AISI testing shows that Mythos Preview is powerful on isolated tasks, but struggles more with complex, real‑world attack chains.
The jury is still out on whether Anthropic's much-hyped Claude Mythos poses the fundamental threat to cybersecurity that the AI firm claims, with new research from the UK's AI Security Institute (AISI) unable to determine whether the model could meaningfully attack well-defended systems.
Detailing their evaluation of Anthropic's latest AI, which the developer suggested was too dangerous for public release and required a big tech coalition to rein in, AISI researchers said that, while Mythos represented a significant "step up" over previous frontier models in its cyber capabilities, it showed limitations.
Researchers found that the AI could execute multi-stage attacks on vulnerable networks by autonomously discovering and exploiting flaws much faster than a human, its performance fell short of the AI‑doomsday scenario Anthropic initially implied.
For instance, in capture-the-flag tests, where an AI must identify and exploit flaws in target systems to retrieve hidden 'flags', Mythos Preview outperformed every other model, completing 73% of expert-level tasks, which no AI had done before now.
However, these tests focus on narrow, discrete tasks, essentially testing one puzzle at a time, while real-world cyber-attacks require chaining dozens of steps together across multiple hosts and network segments, a capability Anthropic said Mythos had already shown in exploiting a series of flaws in the Linux kernel.
To measure this, AISI researchers built a 32-step corporate network attack simulation, going from reconnaissance all the way to full network takeover, a hack that it was estimated would take humans twenty hours to complete.
While Mythos was the first model to successfully run the task from start to finish, it only managed to get the job done in 3 out of its 10 attempts, on average completing 22 out of the 32 steps to takeover, ahead of Claude Opus 4.6, the next best performing model, with an average of 16 steps.
Added to that, Mythos was not able to complete AISI's 'Cooling Tower' range, designed to see if the model could hack into operational technology (OT) environments, with the model getting "stuck" trying to bypass basic IT infrastructure ahead of any specialised hardware or software.
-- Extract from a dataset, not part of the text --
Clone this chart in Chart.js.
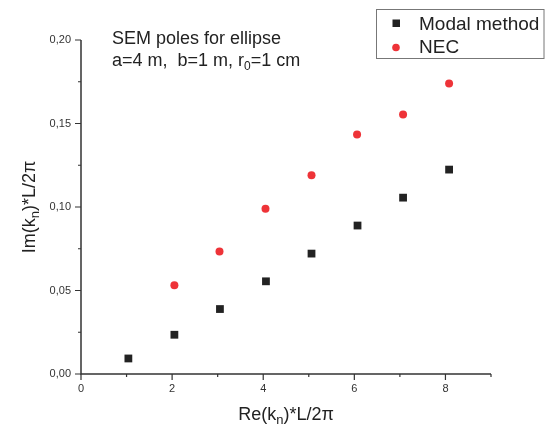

That, of course, represents a false negative, with researchers unable to determine whether Mythos is good or bad at executing attacks against OT, but it does suggest that the model lacks some of the exploitation skills required to navigate complex, multi-step network environments, perhaps a useful reality check in light of the flood of reports surrounding the AI.
Still, AISI cautioned that Mythos' performance across these tests would likely improve given more compute, with the success rate showing marked improvement as the model was fed more tokens.
Researchers said that, because the model's performance was still improving at the 100 million token mark (the budget for AISI's experiments), it would likely become more capable, and potentially more dangerous, given more inference.
AISI's findings follow a similar analysis of Mythos capabilities undertaken by Tom's Hardware based on Anthropic's own report accompanying the AIs reveal.
That analysis found that claims the model was able to dig out thousands of critical, zero-days flaws were overblown, with the AI firm extrapolating those from less than 200 manually reviewed vulnerability reports, with reporters arguing that Mythos' "super-hacker" image amounts to little more than a sales pitch.